How Credit Card Companies Make Money
Credit card companies make billions of dollars each year off of consumers and consumer transactions. While it’s a commonly held belief that most of the industry’s money comes from interest charges, this only tells part of the story.
Here are the main ways in which credit card issuers make money:
- Card companies make a large portion of their profits from actual purchases and credit transactions. Most card issuers keep about 2 percent of the money from every transaction. That means that if you buy $100 worth of groceries with a credit card, the grocery store only receives $98 and the card issuer receives the other $2.
- The rest of the money comes from you, the consumer. Credit card issuers make money not only from your interest payments but also from any fees such as late fees, overage charges and annual membership dues.
How much does this amount to? In 2011, the credit card industry’s total revenue was $154.9 billion. The year’s profits totaled $18.5 billion, or about $116 for every American with a credit card.
Credit cards can be a useful tool, but only when they are used properly. When you open a new credit card account, be sure you know exactly what you’re agreeing to. Familiarize yourself with all of the fine print, don’t buy what you can’t afford, and pay your bills responsibly.
Credit Cards: Then and Now
Specific stores and chains started administering charge cards in the 1920s. Their use was limited to the issuing stores and, like some of today’s charge cards, the balances needed to be paid in full each month.
The modern credit card evolved from there, gaining momentum in the post-war boom of the 1950s.
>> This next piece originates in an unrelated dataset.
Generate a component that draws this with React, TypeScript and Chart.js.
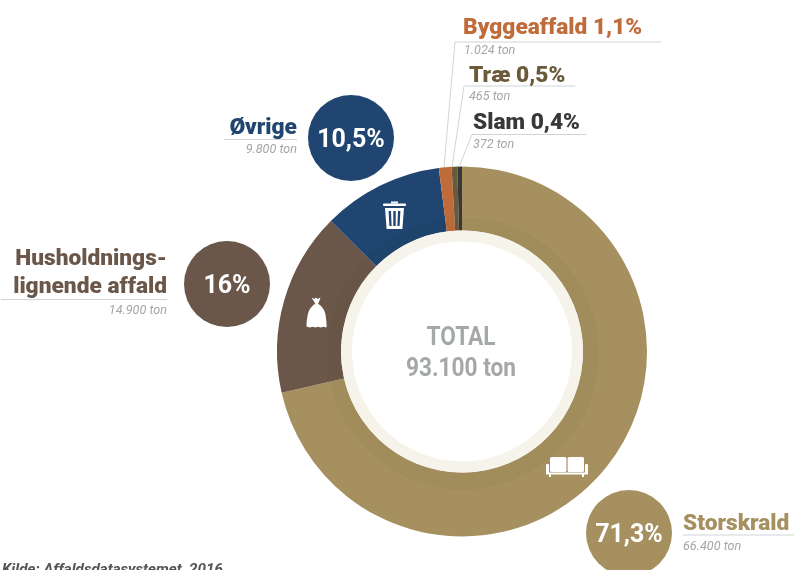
import React, { useEffect, useRef } from "react";
import Chart from "chart.js/auto";

const categories = ["Storskrald", "Husholdningslignende affald", "Øvrige", "Byggeaffald", "Træ", "Slam"];
const tons = [66400, 14900, 9800, 1024, 465, 372];
const colors = ["#a69060", "#6b5749", "#1f4570", "#c06c3a", "#6b5a3a", "#383838"];
const percentLabels = ["71,3%", "16%", "10,5%", "1,1%", "0,5%", "0,4%"];
const tonLabels = ["66.400 ton", "14.900 ton", "9.800 ton", "1.024 ton", "465 ton", "372 ton"];
const totalLabels = ["TOTAL", "93.100 ton"];
const sourceLabel = "Kilde: Affaldsdatasystemet, 2016";

const FONT = "Roboto, sans-serif";
const LINE = "#cfd3d8";

const centerRings = {
  id: "centerRings",
  afterDatasetsDraw(chart: any) {
    const arc = chart.getDatasetMeta(0).data[0];
    const { x, y, innerRadius, outerRadius } = arc;
    const ctx = chart.ctx;
    ctx.save();
    const circle = (r: number, fill: string, dx = 0, dy = 0) => {
      ctx.beginPath();
      ctx.arc(x + dx, y + dy, r, 0, Math.PI * 2);
      ctx.fillStyle = fill;
      ctx.fill();
    };
    ctx.beginPath();
    ctx.arc(x, y, outerRadius, 0, Math.PI * 2);
    ctx.clip();
    circle(innerRadius + 15, "rgba(60,40,10,0.04)", 1, 2);
    circle(innerRadius, "#f5f3ea");
    circle(innerRadius - 11, "#ffffff");
    ctx.restore();
  },
};

function Text({ children, style }: any) {
  return (
    <div style={{ position: "absolute", whiteSpace: "nowrap", fontFamily: FONT, lineHeight: 1, ...style }}>
      {children}
    </div>
  );
}

function Head({ text, color, x, y, right }: any) {
  return (
    <Text
      style={{
        fontSize: 22.7,
        fontWeight: 900,
        color,
        top: y - 11,
        ...(right ? { right: 794 - x } : { left: x }),
      }}
    >
      {text}
    </Text>
  );
}

function Sub({ text, x, y, right }: any) {
  return (
    <Text
      style={{
        fontSize: 12.6,
        fontStyle: "italic",
        color: "#a3a6a8",
        top: y - 6,
        ...(right ? { right: 794 - x } : { left: x }),
      }}
    >
      {text}
    </Text>
  );
}

function Bubble({ text, color, cx, cy }: any) {
  return (
    <div
      style={{
        position: "absolute",
        left: cx - 43,
        top: cy - 43,
        width: 86,
        height: 86,
        borderRadius: "50%",
        background: color,
        color: "#fff",
        fontFamily: FONT,
        fontWeight: 700,
        fontSize: 25,
        display: "flex",
        alignItems: "center",
        justifyContent: "center",
      }}
    >
      {text}
    </div>
  );
}

export default function App() {
  const ref = useRef<HTMLCanvasElement>(null);
  useEffect(() => {
    const chart = new Chart(ref.current!, {
      type: "doughnut",
      data: {
        labels: categories,
        datasets: [{ data: tons, backgroundColor: colors, borderWidth: 0 }],
      },
      options: {
        responsive: false,
        animation: false,
        cutout: "65.4%",
        layout: { padding: { left: 277, right: 147, top: 166.5, bottom: 33.5 } },
        plugins: { legend: { display: false }, tooltip: { enabled: false } },
      },
      plugins: [centerRings],
    });
    return () => chart.destroy();
  }, []);

  return (
    <div style={{ position: "absolute", left: 0, top: 0, width: 794, height: 570, overflow: "hidden", background: "#fff" }}>
      <canvas ref={ref} width={794} height={570} style={{ position: "absolute", left: 0, top: 0, display: "block" }} />
      <svg width={794} height={570} style={{ position: "absolute", left: 0, top: 0 }}>
        <g fill="none" stroke={LINE} strokeWidth={1}>
          <polyline points="444,167 455,42 661,42" />
          <polyline points="452,167 464,86 575,86" />
          <polyline points="459,167 472,134.5 586,134.5" />
          <line x1={224} y1={139.5} x2={297} y2={139.5} />
          <line x1={1} y1={299.5} x2={167} y2={299.5} />
          <line x1={683} y1={535} x2={794} y2={535} />
        </g>
        {/* trash */}
        <g fill="#fff">
          <rect x={383} y={203.5} width={23} height={2.5} rx={1} />
          <rect x={391} y={201.5} width={7} height={2} />
          <path
            fillRule="evenodd"
            d="M385 208h19l-1.6 21h-15.8zM388.6 211l.8 15h2.2l-.6-15zM393.3 211v15h2.4v-15zM398 211l-.6 15h2.2l.8-15z"
          />
        </g>
        {/* bag */}
        <path
          fill="#fff"
          d="M311.5 297.5l3 1.6 1.5-1.6 1.5 1.6 3-1.6-1.5 4.5-1 1.6c4 3 6.5 6 7.5 11 .7 4 1 8 1.2 12l-.7.8-2.6-.6-2.7.6-2.7-.6-2.7.6-2.7-.6-2.7.6-2.7-.6-.8-.2c.2-4.5.6-8.5 1.4-12 1-5 3.5-8 7.5-11l-1-1.6z"
        />
        {/* sofa */}
        <g fill="#fff">
          <rect x={550} y={457} width={16.4} height={15} rx={1.5} />
          <rect x={567.6} y={457} width={16.4} height={15} rx={1.5} />
          <rect x={546} y={464} width={3} height={10} rx={1} />
          <rect x={585} y={464} width={3} height={10} rx={1} />
          <rect x={546} y={472.5} width={42} height={2} />
          <rect x={549} y={474} width={2} height={3} />
          <rect x={582} y={474} width={2} height={3} />
        </g>
      </svg>

      <Head text={`${categories[3]} ${percentLabels[3]}`} color={colors[3]} x={463} y={27} />
      <Sub text={tonLabels[3]} x={464} y={50} />
      <Head text={`${categories[4]} ${percentLabels[4]}`} color={colors[4]} x={469} y={74.5} />
      <Sub text={tonLabels[4]} x={469} y={96} />
      <Head text={`${categories[5]} ${percentLabels[5]}`} color={colors[5]} x={473} y={122} />
      <Sub text={tonLabels[5]} x={473} y={144} />

      <Head text={categories[2]} color={colors[2]} x={297} y={127} right />
      <Sub text={tonLabels[2]} x={297} y={149} right />
      <Bubble text={percentLabels[2]} color={colors[2]} cx={351} cy={138} />

      <Head text="Husholdnings-" color={colors[1]} x={167} y={258} right />
      <Head text="lignende affald" color={colors[1]} x={167} y={286} right />
      <Sub text={tonLabels[1]} x={167} y={310} right />
      <Bubble text={percentLabels[1]} color={colors[1]} cx={227} cy={284} />

      <Bubble text={percentLabels[0]} color={colors[0]} cx={629} cy={533} />
      <Head text={categories[0]} color={colors[0]} x={683} y={523} />
      <Sub text={tonLabels[0]} x={683} y={546} />

      {totalLabels.map((t, i) => (
        <Text
          key={t}
          style={{
            left: 361,
            width: 200,
            textAlign: "center",
            top: 323 + i * 31,
            fontSize: 26,
            fontWeight: 700,
            color: "#a5a8a8",
            transform: "scaleX(0.87)",
          }}
        >
          {t}
        </Text>
      ))}
      <Text style={{ left: 2, top: 562, fontSize: 15.2, fontWeight: 700, fontStyle: "italic", color: "#555" }}>
        {sourceLabel}
      </Text>
    </div>
  );
}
American Express and Bank of America first offered cards in 1958.
Debit cards were close behind, entering the market in the mid-1970s. These cards are linked directly to consumers’ bank accounts. People using debit cards cannot rack up debts because they can’t spend more money than they have in their account.
Since then, credit cards evolved into more complex lending agreements that involve rewards, memberships and fees. And now, credit cards are in almost every wallet. The U.S. Census Bureau estimated that in 2012, 160 million Americans held credit cards, for a total of 1.17 billion cards. Cardholders made an estimated $870 billion of purchases with their cards in 2012.
The bureau estimated even greater numbers of debit cardholders, with about 191 million Americans having debit cards. Although debit cardholders had fewer of these cards per person – only 530 million cards in the United States – they used the cards for a greater amount of purchases; in 2012, Americans made an estimated $2.09 trillion worth of purchases using their debit cards.